A questão de fundo aberta pelo livro de Birolli e Miguel é justamente como esta luta pode ser endereçada e como o feminismo pode se fortalecer no contato com as lutas contra o racismo e contra a exploração social. Neste ponto, os autores deixam muitas questões em aberto e inquietações. Em termos de uma teoria política aberta para absorver o problema da dominação masculina, é latente a demanda por uma concepção do Estado, ou de como os conflitos se revolvem na arena política. É possível avançar substancialmente na luta contra o machismo sem pensar a superação do Estado? Esta superação não exige alguma forma de confluência estratégica das lutas sociais para a qual o feminismo contribua de maneira orgânica? Qual a natureza desta confluência?
No contexto em que os direitos sociais, bem como as conquistas democráticas, em especial da população negra, feminina e homossexual, são profundamente atacados no Brasil, a grande política parece readquirir uma merecida centralidade. Não por acaso é justamente neste plano que os modelos teóricos liberais explicitam seu caráter abstrato e indiferente aos movimentos sociais das classes e grupos subalternos. Não por acaso, também, emerge a demanda por novas elaborações teóricas ou pelo resgate de elaborações que a crise do socialismo e do marxismo no final do século XX haviam soterrado por longos anos.
Feminismo e política (Miguel; Birolli, 2014) é, neste sentido, uma iniciativa feliz e rica de consequências para o desenvolvimento e fortalecimento de uma nova geração de lutas e reflexões feministas no Brasil.
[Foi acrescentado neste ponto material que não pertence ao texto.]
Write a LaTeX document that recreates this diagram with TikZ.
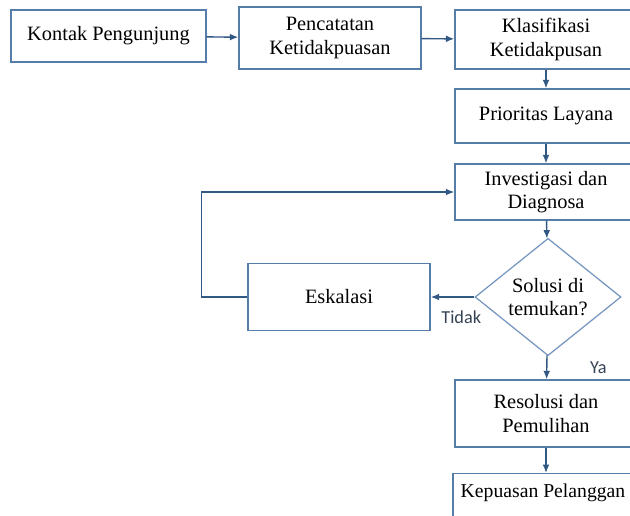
\documentclass[tikz,border=0pt]{standalone}
\usepackage{fontspec}
\setmainfont{Liberation Serif}
\newfontfamily\answerfont{Carlito}
\usepackage{xcolor}
\usetikzlibrary{arrows.meta,positioning,shapes.geometric}

\definecolor{boxline}{RGB}{86,124,168}
\definecolor{flowline}{RGB}{50,88,132}
\definecolor{diamondline}{RGB}{118,152,192}
\definecolor{answertext}{RGB}{52,66,84}

\begin{document}
\begin{tikzpicture}[
    x=0.025cm, y=-0.025cm,
    font=\fontsize{14.5}{16.8}\selectfont,
    box/.style={
        rectangle,
        draw=boxline,
        line width=1pt,
        align=center,
        minimum width=4.55cm,
        inner sep=2pt
    },
    decision/.style={
        diamond,
        draw=diamondline,
        line width=0.9pt,
        align=center,
        minimum width=3.65cm,
        minimum height=2.725cm,
        inner sep=0pt
    },
    flow/.style={-{Latex[length=2.1mm,width=1.7mm]}, line width=1pt, draw=flowline},
    answer/.style={font=\answerfont\fontsize{13}{15}\selectfont, text=answertext}
]

% picture frame
\clip (0,0) rectangle (630,515);

% =========================================================
% Top row
% =========================================================
\node[box, minimum width=4.875cm, minimum height=1.3cm] (kontak) at (108.5,36) {Kontak Pengunjung};
\node[box, minimum height=1.55cm] (catat) at (330,38) {Pencatatan\\Ketidakpuasan};
\node[box, minimum height=1.475cm] (klasifikasi) at (546,39.5) {Klasifikasi\\Ketidakpusan};

% =========================================================
% Right column
% =========================================================
\node[box, minimum height=1.35cm] (prioritas) at (546,116) {Prioritas Layana};
\node[box, minimum height=1.4cm] (investigasi) at (546,192) {Investigasi dan\\Diagnosa};
\node[decision] (solusi) at (548,297) {Solusi di\\temukan?};
\node[box, minimum height=1.675cm] (resolusi) at (546,413.5) {Resolusi dan\\Pemulihan};
\node[box, minimum width=4.5cm, inner ysep=0pt, text height=0.6cm, text depth=0.9cm,
      font=\fontsize{14}{16.5}\selectfont, anchor=north] (kepuasan) at (543,473) {Kepuasan Pelanggan};

% Escalation
\node[box, minimum height=1.675cm] (eskalasi) at (339,297) {Eskalasi};

% =========================================================
% Connectors
% =========================================================
\draw[flow] (kontak) -- (catat);
\draw[flow] (catat) -- (klasifikasi);
\draw[flow] (klasifikasi) -- (prioritas);
\draw[flow] (prioritas) -- (investigasi);
\draw[flow] (investigasi) -- (solusi);
\draw[flow] (solusi) -- node[answer, pos=0.3, below=0.22cm] (tidak) {Tidak} (eskalasi);
\draw[flow] (solusi) -- node[answer, right=0.95cm] (ya) {Ya} (resolusi);
\draw[flow] (resolusi.south) -- (resolusi.south |- kepuasan.north);

% loop back
\draw[flow] (eskalasi.west) -- ++(-46,0) |- (investigasi.west);

\end{tikzpicture}
\end{document}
Uma geração que, sem abandonar a luta das mulheres, enfrentará o duro combate da construção de um novo amálgama em defesa de uma nova sociedade e de novos sujeitos. O livro é, na verdade, um pequeno indício de que esta novidade já começou a germinar.
Referência bibliográfica
MIGUEL, Luis Felipe; BIROLLI, Flávia. Feminismo e política: uma introdução. São Paulo: Boitempo, 2014.